In this blog post, we’ll take a look at how we can perform autoscaling based on metrics collected by Prometheus.

Custom and External Metrics APIs

There are three metrics APIs the HPA uses: metrics.k8s.io, custom.metrics.k8s.io and external.metrics.k8s.io.

  • Resource metrics are outputted @ metrics.k8s.io. This is the use case for our example above. The metrics.k8s.io api relies on metrics to be forwarded to it by a metrics aggregator. This will be metrics-server, or can also be heapster (although support is now deprecated)

  • Custom metrics are outputted @ custom.metrics.k8s.io. You’ll use this if you want to scale based on metrics based in Kubernetes objects like pods or nodes, or metrics that are output by your workload using a /metrics endpoint. Getting these metrics into custom.metrics.k8s.io relies on an additional metrics adapter.

  • External metrics are outputted @ external.metrics.k8s.io. You’ll use this if you would like to scale based on metrics in your existing metrics aggregator (like stackdriver or Prometheus). This API is implemented in the same way as custom.metrics.k8s.io

In order to set up these two additional metrics APIs, this requires the API aggregation layer to be supported by the kube-api (see here)

–horizontal-pod-autoscaler-use-rest-clients also needs to be enabled on the kube-api, although this is enabled by default on recent versions of Kubernetes.

The custom and external metrics API is not available by default, so we need to set up these new API servers on the Kube master plane. Kubernetes allows us to do this using APIService objects. Even metrics-server has its own APIService object:

NAME                                   SERVICE                            AVAILABLE   AGE
v1beta1.metrics.k8s.io                 kube-system/metrics-server         True        24h

If we take a look at it, we can see what the function of an APIService is:

apiVersion: apiregistration.k8s.io/v1
kind: APIService
metadata:
  labels:
    addonmanager.kubernetes.io/mode: Reconcile
    kubernetes.io/minikube-addons: metrics-server
  name: v1beta1.metrics.k8s.io
spec:
  group: metrics.k8s.io
  groupPriorityMinimum: 100
  insecureSkipTLSVerify: true
  service:
    name: metrics-server
    namespace: kube-system
  version: v1beta1
  versionPriority: 100

We can see that all requests to v1beta1.metrics.k8s.io are routed to the service that distributes these requests to the metrics-server pods, which acts as the metrics adapter for this API. We also define the API grouping this should use as metrics.k8s.io.

This means we need a metrics adapter that we can tell the APIService for external.metrics.k8s.io to forward requests to.

A good one to use is kube-metrics-adapter, which most notably implements pod collectors for custom.metrics.k8s.io and Prometheus collectors for external.metrics.k8s.io.

These Prometheus collectors enable us to configure a HPA to fetch metrics from Prometheus using queries written using promql and perform autoscaling based on the results of that query.
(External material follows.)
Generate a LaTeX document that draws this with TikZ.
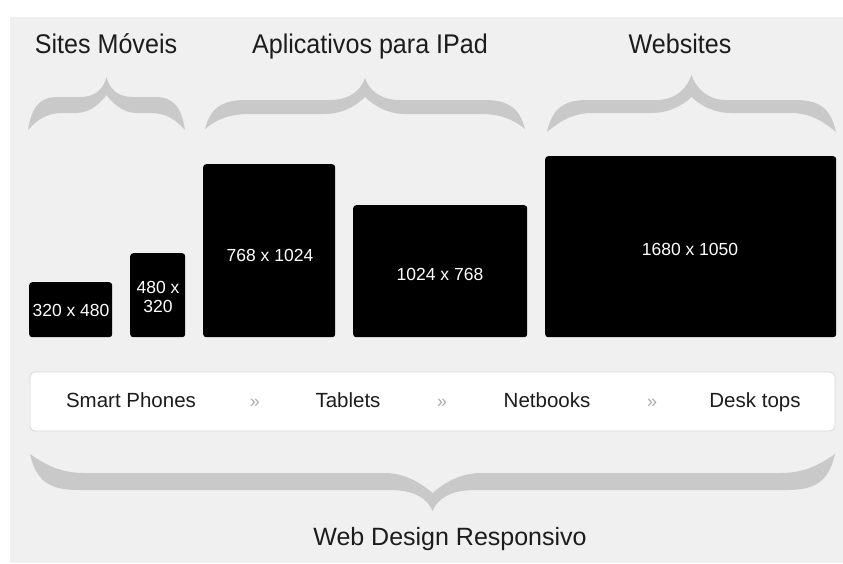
\documentclass[tikz,border=0pt]{standalone}
\usepackage{fontspec}
\setmainfont{Liberation Sans}
\definecolor{bgcol}{HTML}{F0F0F0}
\definecolor{bracecol}{HTML}{C9C9C9}
\definecolor{txtcol}{HTML}{1C1C1C}
\definecolor{stripline}{HTML}{D9D9D9}
\definecolor{sepcol}{HTML}{ABABAB}
\newcommand\sqz[1]{\scalebox{0.93}[1]{#1}}
% #1 xL #2 xR #3 yEnd #4 yTipSideEdge #5 yEndSideEdge #6 yTip #7 yNotch #8 dir #9 k
\newcommand\bracefill[9]{%
\fill[bracecol] (#1,#3)
 .. controls ({#1+5*#9},{#4-(#8)*10}) and ({#1+15*#9},#4) .. ({#1+40*#9},#4)
 -- ({(#1+#2)/2-35*#9},#4)
 .. controls ({(#1+#2)/2-15*#9},#4) and ({(#1+#2)/2-4*#9},{#6-(#8)*12}) .. ({(#1+#2)/2},#6)
 .. controls ({(#1+#2)/2+4*#9},{#6-(#8)*12}) and ({(#1+#2)/2+15*#9},#4) .. ({(#1+#2)/2+35*#9},#4)
 -- ({#2-40*#9},#4)
 .. controls ({#2-15*#9},#4) and ({#2-5*#9},{#4-(#8)*10}) .. (#2,#3)
 .. controls ({#2-12*#9},{#3+(#8)*10}) and ({#2-25*#9},#5) .. ({#2-45*#9},#5)
 -- ({(#1+#2)/2+40*#9},#5)
 .. controls ({(#1+#2)/2+20*#9},#5) and ({(#1+#2)/2+6*#9},{#7-(#8)*6}) .. ({(#1+#2)/2},#7)
 .. controls ({(#1+#2)/2-6*#9},{#7-(#8)*6}) and ({(#1+#2)/2-20*#9},#5) .. ({(#1+#2)/2-40*#9},#5)
 -- ({#1+45*#9},#5)
 .. controls ({#1+25*#9},#5) and ({#1+12*#9},{#3+(#8)*10}) .. (#1,#3) -- cycle;}
\begin{document}
\begin{tikzpicture}[x=1pt,y=1pt,
  title/.style={anchor=base,inner sep=0pt,text=txtcol,font=\fontsize{27}{30}\selectfont},
  screen/.style={fill=black,rounded corners=3pt,inner sep=0pt,anchor=north west},
  dim/.style={anchor=base,inner sep=0pt,text=white,font=\fontsize{17.5}{19}\selectfont,align=center},
  device/.style={anchor=base,inner sep=0pt,text=txtcol,font=\fontsize{20.5}{24}\selectfont},
  sep/.style={anchor=base,inner sep=0pt,text=sepcol,font=\fontsize{18}{20}\selectfont}]
\useasboundingbox (0,0) rectangle (843,-563);
\fill[white] (0,0) rectangle (843,-563);
\fill[bgcol] (10,-17) rectangle (843,-563);
% titles
\node[title] (t1) at (106,-53) {\sqz{Sites Móveis}};
\node[title] (t2) at (370,-53) {\sqz{Aplicativos para IPad}};
\node[title] (t3) at (680,-53) {\sqz{Websites}};
% braces
\bracefill{28}{185}{-130}{-97}{-113}{-77}{-95}{1}{0.75}
\bracefill{205}{525}{-129}{-100}{-114}{-78}{-97}{1}{1}
\bracefill{547}{836}{-132}{-100}{-113}{-75}{-97}{1}{1}
% screens
\node[screen,minimum width=83,minimum height=55] (s1) at (29,-282) {};
\node[screen,minimum width=55,minimum height=84] (s2) at (130,-253) {};
\node[screen,minimum width=132,minimum height=173] (s3) at (203,-164) {};
\node[screen,minimum width=174,minimum height=132] (s4) at (353,-205) {};
\node[screen,minimum width=291,minimum height=181] (s5) at (545,-156) {};
\node[dim] (d1) at (71,-316) {320 x 480};
\node[dim] (d2a) at (158,-293) {480 x};
\node[dim] (d2b) at (158,-312) {320};
\node[dim] (d3) at (270,-261) {768 x 1024};
\node[dim] (d4) at (440,-280) {1024 x 768};
\node[dim] (d5) at (690,-255) {1680 x 1050};
% strip
\node[fill=white,draw=stripline,line width=0.8pt,rounded corners=5pt,minimum width=805,minimum height=59,inner sep=0pt] (bar) at (432.5,-401.5) {};
\node[device] (p1) at (131,-407) {Smart Phones};
\node[sep] (a1) at (255,-407) {»};
\node[device] (p2) at (348,-407) {Tablets};
\node[sep] (a2) at (442,-407) {»};
\node[device] (p3) at (547,-407) {Netbooks};
\node[sep] (a3) at (652,-407) {»};
\node[device] (p4) at (755,-407) {Desk tops};
% bottom brace
\bracefill{30}{835}{-454}{-490}{-473}{-511}{-493}{-1}{1.2}
\node[title,font=\fontsize{25}{28}\selectfont] (wdr) at (450,-545) {Web Design Responsivo};
\end{tikzpicture}
\end{document}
We define Prometheus collectors using annotations in the hpa object, and then provide the name of the Prometheus collector as the desired metric in the hpa specification.

Kube-metrics-adapter includes a control loop that watches the hpa objects on the cluster and creates and deletes Prometheus collectors based on these definitions. This means that, rather than forwarding a complete set of metrics to the metrics api, only the results of the promql queries we’ve configured are streamed.

An example of a HPA object that defines and uses a Prometheus collector:

apiVersion: autoscaling/v2beta1
kind: HorizontalPodAutoscaler
metadata:
 name: hpa-test
 namespace: dev
 annotations:
   # metric-config.<metricType>.<metricName>.<collectorName>/<configKey>
   # <configKey> == query-name
   metric-config.external.prometheus-query.prometheus/autoregister_queue_latency: autoregister_queue_latency{endpoint="https",job="apiserver",namespace="default",quantile="0.99",service="kubernetes"}  
spec:
 scaleTargetRef:
   apiVersion: extensions/v1beta1
   kind: Deployment
   name: test
 minReplicas: 1
 maxReplicas: 10
 metrics:
 - type: External
   external:
     metricName: prometheus-query
     metricSelector:
       matchLabels:
         query-name: autoregister_queue_latency
     targetAverageValue: 1

Although you will see external metrics in the autoscale/v2beta1 specification in the Kubernetes docs, note that external metrics are only supported in versions of Kube which support the autoscale/v2beta2 specification (so anything after 1.10.0). External metrics aren’t in autoscale/v2beta1 in 1.9, but are in subsequent versions.

This also means there is a difference between the two specifications when we create HPA Kubernetes objects using autoscaling/v2beta2.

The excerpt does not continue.